Dataset section:

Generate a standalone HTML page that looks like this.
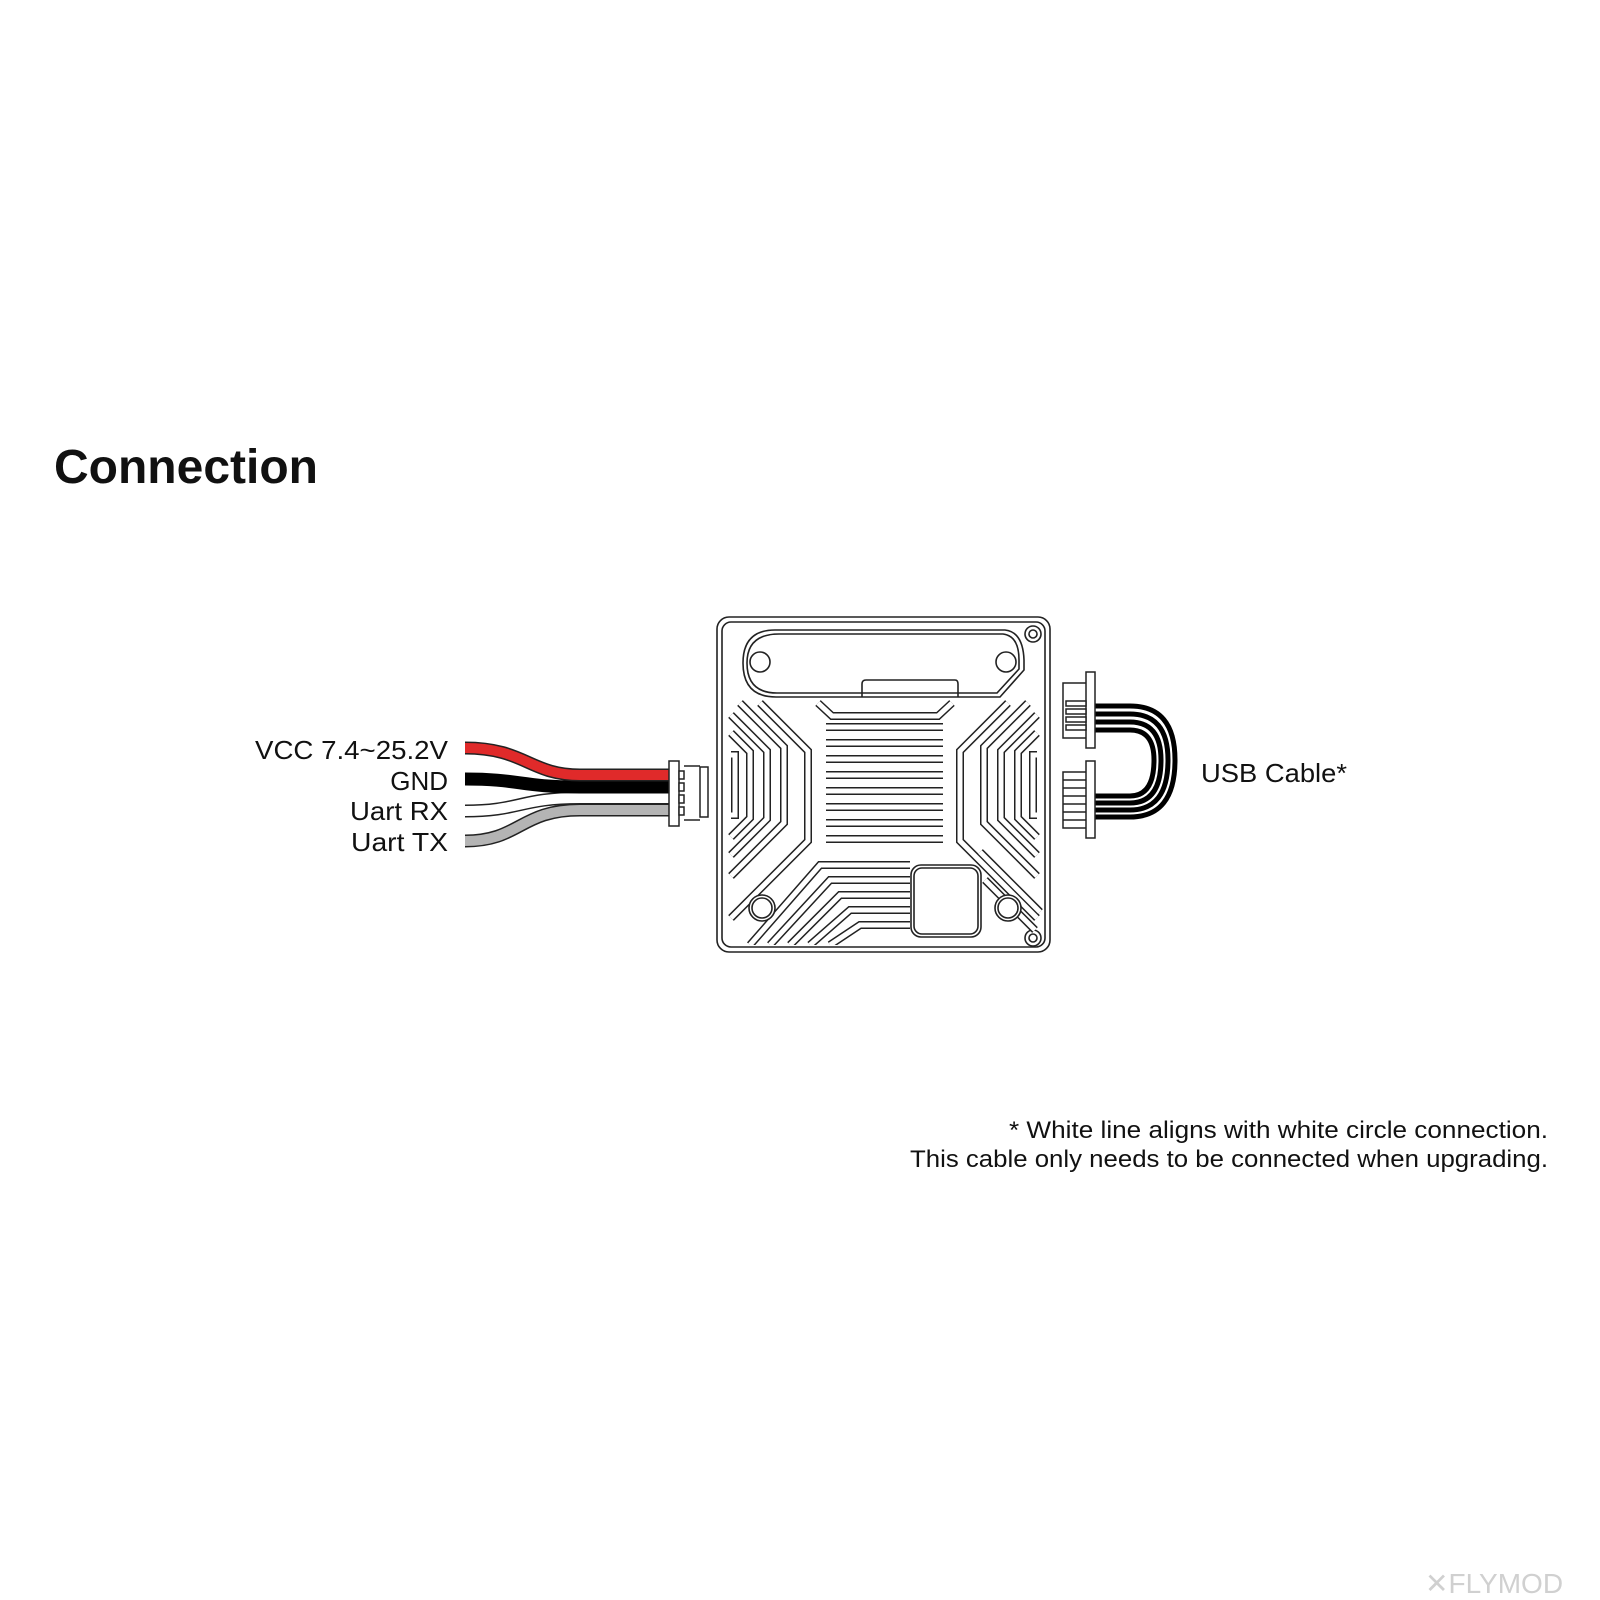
<!DOCTYPE html>
<html><head><meta charset="utf-8"><style>
html,body{margin:0;padding:0;background:#fff}
svg{display:block}
text{font-family:"Liberation Sans",sans-serif;fill:#111}
</style></head><body>
<svg width="1600" height="1600" viewBox="0 0 1600 1600" xmlns="http://www.w3.org/2000/svg">
<defs>
<clipPath id="fin"><rect x="725" y="625" width="318" height="320"/></clipPath>
</defs>
<text x="54" y="483" font-size="48" font-weight="bold" textLength="264" lengthAdjust="spacingAndGlyphs">Connection</text>

<!-- wire labels -->
<g font-size="26" text-anchor="end">
<text x="448" y="759" textLength="193" lengthAdjust="spacingAndGlyphs">VCC 7.4~25.2V</text>
<text x="448" y="790">GND</text>
<text x="448" y="820" textLength="98" lengthAdjust="spacingAndGlyphs">Uart RX</text>
<text x="448" y="851" textLength="97" lengthAdjust="spacingAndGlyphs">Uart TX</text>
</g>

<!-- wires -->
<g fill="none" stroke-linecap="butt">
<path d="M465 841 C520 841 520 810 580 810 L670 810" stroke="#222" stroke-width="13"/>
<path d="M465 841 C520 841 520 810 580 810 L670 810" stroke="#b4b4b4" stroke-width="10"/>
<path d="M465 811 C520 811 520 798 580 798 L670 798" stroke="#222" stroke-width="13"/>
<path d="M465 811 C520 811 520 798 580 798 L670 798" stroke="#fff" stroke-width="10"/>
<path d="M465 779 C520 779 520 787 580 787 L670 787" stroke="#000" stroke-width="13"/>
<path d="M465 748 C525 748 530 775 580 775 L670 775" stroke="#222" stroke-width="13"/>
<path d="M465 748 C525 748 530 775 580 775 L670 775" stroke="#e02a2a" stroke-width="10"/>
</g>
<!-- left connector -->
<g fill="#fff" stroke="#222" stroke-width="1.5">
<rect x="669" y="761" width="10" height="65"/>
<rect x="679" y="771" width="5" height="8"/><rect x="679" y="783" width="5" height="8"/><rect x="679" y="795" width="5" height="8"/><rect x="679" y="807" width="5" height="8"/>
<line x1="684" y1="766" x2="700" y2="766"/><line x1="684" y1="820" x2="700" y2="820"/>
<rect x="700" y="767" width="8" height="50"/>
</g>

<!-- device -->
<g fill="none" stroke="#222" stroke-width="1.6">
<rect x="717" y="617" width="333" height="335" rx="12"/>
<rect x="722" y="622" width="323" height="325" rx="9"/>
<path d="M775 630 L1005 630 Q1023 632 1024 660 L1024 670 L1000 697 L776 697 Q743 697 743 663 Q743 630 775 630 Z"/>
<path d="M779 634 L1003 634 Q1019 636 1019 660 L1019 669 L997 693 L777 693 Q747 693 747 663 Q747 634 779 634 Z"/>
<circle cx="760" cy="662" r="10"/>
<circle cx="1006" cy="662" r="10"/>
<path d="M862 697 L862 684 Q862 680 866 680 L955 680 Q958 680 958 684 L958 697"/>
<circle cx="1033" cy="634" r="8"/><circle cx="1033" cy="634" r="4"/>
<circle cx="1033" cy="938" r="8"/><circle cx="1033" cy="938" r="4"/>
</g>

<!-- fins -->
<g clip-path="url(#fin)" fill="none" stroke-linejoin="miter">
<g stroke="#222" stroke-width="8">
<path d="M826 727 H943 M826 743 H943 M826 759 H943 M826 775 H943 M826 791 H943 M826 807 H943 M826 823 H943 M826 839 H943"/>
<path d="M818 703 L832 716 L938 716 L952 703"/>
<path d="M731 755 L735 755 L735 815 L731 815"/>
<path d="M731 733 L750 752 L750 818 L731 837"/>
<path d="M731 715 L767 751 L767 819 L731 855"/>
<path d="M740 703 L784 747 L784 823 L731 876"/>
<path d="M760 703 L808 751 L808 841 L731 918"/>
<path d="M1037 755 L1033 755 L1033 815 L1037 815"/>
<path d="M1037 733 L1018 752 L1018 818 L1037 837"/>
<path d="M1037 715 L1001 751 L1001 819 L1037 855"/>
<path d="M1028 703 L984 747 L984 823 L1037 876"/>
<path d="M1008 703 L960 751 L960 841 L1037 918"/>
<path d="M750 945 L820 865 L910 865"/>
<path d="M770 945 L830 880 L910 880"/>
<path d="M790 945 L840 895 L910 895"/>
<path d="M810 945 L850 910 L910 910"/>
<path d="M830 945 L860 925 L910 925"/>
<path d="M980 852 L1040 912"/>
<path d="M985 880 L1035 930"/>
</g>
<g stroke="#fff" stroke-width="5">
<path d="M826 727 H943 M826 743 H943 M826 759 H943 M826 775 H943 M826 791 H943 M826 807 H943 M826 823 H943 M826 839 H943"/>
<path d="M818 703 L832 716 L938 716 L952 703"/>
<path d="M731 755 L735 755 L735 815 L731 815"/>
<path d="M731 733 L750 752 L750 818 L731 837"/>
<path d="M731 715 L767 751 L767 819 L731 855"/>
<path d="M740 703 L784 747 L784 823 L731 876"/>
<path d="M760 703 L808 751 L808 841 L731 918"/>
<path d="M1037 755 L1033 755 L1033 815 L1037 815"/>
<path d="M1037 733 L1018 752 L1018 818 L1037 837"/>
<path d="M1037 715 L1001 751 L1001 819 L1037 855"/>
<path d="M1028 703 L984 747 L984 823 L1037 876"/>
<path d="M1008 703 L960 751 L960 841 L1037 918"/>
<path d="M750 945 L820 865 L910 865"/>
<path d="M770 945 L830 880 L910 880"/>
<path d="M790 945 L840 895 L910 895"/>
<path d="M810 945 L850 910 L910 910"/>
<path d="M830 945 L860 925 L910 925"/>
<path d="M980 852 L1040 912"/>
<path d="M985 880 L1035 930"/>
</g>
</g>
<g fill="#fff" stroke="#222" stroke-width="1.6">
<rect x="911" y="865" width="70" height="72" rx="10"/>
<rect x="914" y="868" width="64" height="66" rx="8"/>
<circle cx="762" cy="908" r="13"/><circle cx="762" cy="908" r="10"/>
<circle cx="1008" cy="908" r="13"/><circle cx="1008" cy="908" r="10"/>
</g>

<!-- USB cable -->
<g fill="none" stroke="#000" stroke-width="5">
<path d="M1095 706 L1130 706 Q1175 706 1175 760 Q1175 817 1130 817 L1095 817"/>
<path d="M1095 714 L1130 714 Q1168 714 1168 760 Q1168 810 1130 810 L1095 810"/>
<path d="M1095 722 L1130 722 Q1161 722 1161 760 Q1161 803 1130 803 L1095 803"/>
<path d="M1095 730 L1130 730 Q1154 730 1154 760 Q1154 796 1130 796 L1095 796"/>
</g>
<g fill="#fff" stroke="#222" stroke-width="1.5">
<rect x="1063" y="683" width="25" height="55"/>
<rect x="1086" y="672" width="9" height="76"/>
<rect x="1066" y="701" width="20" height="5"/><rect x="1066" y="709" width="20" height="5"/><rect x="1066" y="717" width="20" height="5"/><rect x="1066" y="725" width="20" height="5"/>
<rect x="1063" y="772" width="25" height="56"/>
<rect x="1086" y="761" width="9" height="77"/>
<path d="M1063 780 H1086 M1063 788 H1086 M1063 796 H1086 M1063 804 H1086 M1063 812 H1086 M1063 820 H1086" fill="none"/>
</g>
<text x="1201" y="782" font-size="26" textLength="146" lengthAdjust="spacingAndGlyphs">USB Cable*</text>

<g font-size="24" text-anchor="end">
<text x="1548" y="1138" textLength="539" lengthAdjust="spacingAndGlyphs">* White line aligns with white circle connection.</text>
<text x="1548" y="1167" textLength="638" lengthAdjust="spacingAndGlyphs">This cable only needs to be connected when upgrading.</text>
</g>
<text x="1425" y="1593" font-size="28" style="fill:#d0d0d0">✕FLYMOD</text>
</svg>
</body></html>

Aim: Reproduce all of the material exactly, apart from the pictures.

Solution below:
Generate a standalone HTML page that looks like this.
<!DOCTYPE html>
<html><head><meta charset="utf-8"><style>
html,body{margin:0;padding:0;background:#fff}
svg{display:block}
text{font-family:"Liberation Sans",sans-serif;fill:#111}
</style></head><body>
<svg width="1600" height="1600" viewBox="0 0 1600 1600" xmlns="http://www.w3.org/2000/svg">
<defs>
<clipPath id="fin"><rect x="725" y="625" width="318" height="320"/></clipPath>
</defs>
<text x="54" y="483" font-size="48" font-weight="bold" textLength="264" lengthAdjust="spacingAndGlyphs">Connection</text>

<!-- wire labels -->
<g font-size="26" text-anchor="end">
<text x="448" y="759" textLength="193" lengthAdjust="spacingAndGlyphs">VCC 7.4~25.2V</text>
<text x="448" y="790">GND</text>
<text x="448" y="820" textLength="98" lengthAdjust="spacingAndGlyphs">Uart RX</text>
<text x="448" y="851" textLength="97" lengthAdjust="spacingAndGlyphs">Uart TX</text>
</g>

<!-- wires -->
<g fill="none" stroke-linecap="butt">
<path d="M465 841 C520 841 520 810 580 810 L670 810" stroke="#222" stroke-width="13"/>
<path d="M465 841 C520 841 520 810 580 810 L670 810" stroke="#b4b4b4" stroke-width="10"/>
<path d="M465 811 C520 811 520 798 580 798 L670 798" stroke="#222" stroke-width="13"/>
<path d="M465 811 C520 811 520 798 580 798 L670 798" stroke="#fff" stroke-width="10"/>
<path d="M465 779 C520 779 520 787 580 787 L670 787" stroke="#000" stroke-width="13"/>
<path d="M465 748 C525 748 530 775 580 775 L670 775" stroke="#222" stroke-width="13"/>
<path d="M465 748 C525 748 530 775 580 775 L670 775" stroke="#e02a2a" stroke-width="10"/>
</g>
<!-- left connector -->
<g fill="#fff" stroke="#222" stroke-width="1.5">
<rect x="669" y="761" width="10" height="65"/>
<rect x="679" y="771" width="5" height="8"/><rect x="679" y="783" width="5" height="8"/><rect x="679" y="795" width="5" height="8"/><rect x="679" y="807" width="5" height="8"/>
<line x1="684" y1="766" x2="700" y2="766"/><line x1="684" y1="820" x2="700" y2="820"/>
<rect x="700" y="767" width="8" height="50"/>
</g>

<!-- device -->
<g fill="none" stroke="#222" stroke-width="1.6">
<rect x="717" y="617" width="333" height="335" rx="12"/>
<rect x="722" y="622" width="323" height="325" rx="9"/>
<path d="M775 630 L1005 630 Q1023 632 1024 660 L1024 670 L1000 697 L776 697 Q743 697 743 663 Q743 630 775 630 Z"/>
<path d="M779 634 L1003 634 Q1019 636 1019 660 L1019 669 L997 693 L777 693 Q747 693 747 663 Q747 634 779 634 Z"/>
<circle cx="760" cy="662" r="10"/>
<circle cx="1006" cy="662" r="10"/>
<path d="M862 697 L862 684 Q862 680 866 680 L955 680 Q958 680 958 684 L958 697"/>
<circle cx="1033" cy="634" r="8"/><circle cx="1033" cy="634" r="4"/>
<circle cx="1033" cy="938" r="8"/><circle cx="1033" cy="938" r="4"/>
</g>

<!-- fins -->
<g clip-path="url(#fin)" fill="none" stroke-linejoin="miter">
<g stroke="#222" stroke-width="8">
<path d="M826 727 H943 M826 743 H943 M826 759 H943 M826 775 H943 M826 791 H943 M826 807 H943 M826 823 H943 M826 839 H943"/>
<path d="M818 703 L832 716 L938 716 L952 703"/>
<path d="M731 755 L735 755 L735 815 L731 815"/>
<path d="M731 733 L750 752 L750 818 L731 837"/>
<path d="M731 715 L767 751 L767 819 L731 855"/>
<path d="M740 703 L784 747 L784 823 L731 876"/>
<path d="M760 703 L808 751 L808 841 L731 918"/>
<path d="M1037 755 L1033 755 L1033 815 L1037 815"/>
<path d="M1037 733 L1018 752 L1018 818 L1037 837"/>
<path d="M1037 715 L1001 751 L1001 819 L1037 855"/>
<path d="M1028 703 L984 747 L984 823 L1037 876"/>
<path d="M1008 703 L960 751 L960 841 L1037 918"/>
<path d="M750 945 L820 865 L910 865"/>
<path d="M770 945 L830 880 L910 880"/>
<path d="M790 945 L840 895 L910 895"/>
<path d="M810 945 L850 910 L910 910"/>
<path d="M830 945 L860 925 L910 925"/>
<path d="M980 852 L1040 912"/>
<path d="M985 880 L1035 930"/>
</g>
<g stroke="#fff" stroke-width="5">
<path d="M826 727 H943 M826 743 H943 M826 759 H943 M826 775 H943 M826 791 H943 M826 807 H943 M826 823 H943 M826 839 H943"/>
<path d="M818 703 L832 716 L938 716 L952 703"/>
<path d="M731 755 L735 755 L735 815 L731 815"/>
<path d="M731 733 L750 752 L750 818 L731 837"/>
<path d="M731 715 L767 751 L767 819 L731 855"/>
<path d="M740 703 L784 747 L784 823 L731 876"/>
<path d="M760 703 L808 751 L808 841 L731 918"/>
<path d="M1037 755 L1033 755 L1033 815 L1037 815"/>
<path d="M1037 733 L1018 752 L1018 818 L1037 837"/>
<path d="M1037 715 L1001 751 L1001 819 L1037 855"/>
<path d="M1028 703 L984 747 L984 823 L1037 876"/>
<path d="M1008 703 L960 751 L960 841 L1037 918"/>
<path d="M750 945 L820 865 L910 865"/>
<path d="M770 945 L830 880 L910 880"/>
<path d="M790 945 L840 895 L910 895"/>
<path d="M810 945 L850 910 L910 910"/>
<path d="M830 945 L860 925 L910 925"/>
<path d="M980 852 L1040 912"/>
<path d="M985 880 L1035 930"/>
</g>
</g>
<g fill="#fff" stroke="#222" stroke-width="1.6">
<rect x="911" y="865" width="70" height="72" rx="10"/>
<rect x="914" y="868" width="64" height="66" rx="8"/>
<circle cx="762" cy="908" r="13"/><circle cx="762" cy="908" r="10"/>
<circle cx="1008" cy="908" r="13"/><circle cx="1008" cy="908" r="10"/>
</g>

<!-- USB cable -->
<g fill="none" stroke="#000" stroke-width="5">
<path d="M1095 706 L1130 706 Q1175 706 1175 760 Q1175 817 1130 817 L1095 817"/>
<path d="M1095 714 L1130 714 Q1168 714 1168 760 Q1168 810 1130 810 L1095 810"/>
<path d="M1095 722 L1130 722 Q1161 722 1161 760 Q1161 803 1130 803 L1095 803"/>
<path d="M1095 730 L1130 730 Q1154 730 1154 760 Q1154 796 1130 796 L1095 796"/>
</g>
<g fill="#fff" stroke="#222" stroke-width="1.5">
<rect x="1063" y="683" width="25" height="55"/>
<rect x="1086" y="672" width="9" height="76"/>
<rect x="1066" y="701" width="20" height="5"/><rect x="1066" y="709" width="20" height="5"/><rect x="1066" y="717" width="20" height="5"/><rect x="1066" y="725" width="20" height="5"/>
<rect x="1063" y="772" width="25" height="56"/>
<rect x="1086" y="761" width="9" height="77"/>
<path d="M1063 780 H1086 M1063 788 H1086 M1063 796 H1086 M1063 804 H1086 M1063 812 H1086 M1063 820 H1086" fill="none"/>
</g>
<text x="1201" y="782" font-size="26" textLength="146" lengthAdjust="spacingAndGlyphs">USB Cable*</text>

<g font-size="24" text-anchor="end">
<text x="1548" y="1138" textLength="539" lengthAdjust="spacingAndGlyphs">* White line aligns with white circle connection.</text>
<text x="1548" y="1167" textLength="638" lengthAdjust="spacingAndGlyphs">This cable only needs to be connected when upgrading.</text>
</g>
<text x="1425" y="1593" font-size="28" style="fill:#d0d0d0">✕FLYMOD</text>
</svg>
</body></html>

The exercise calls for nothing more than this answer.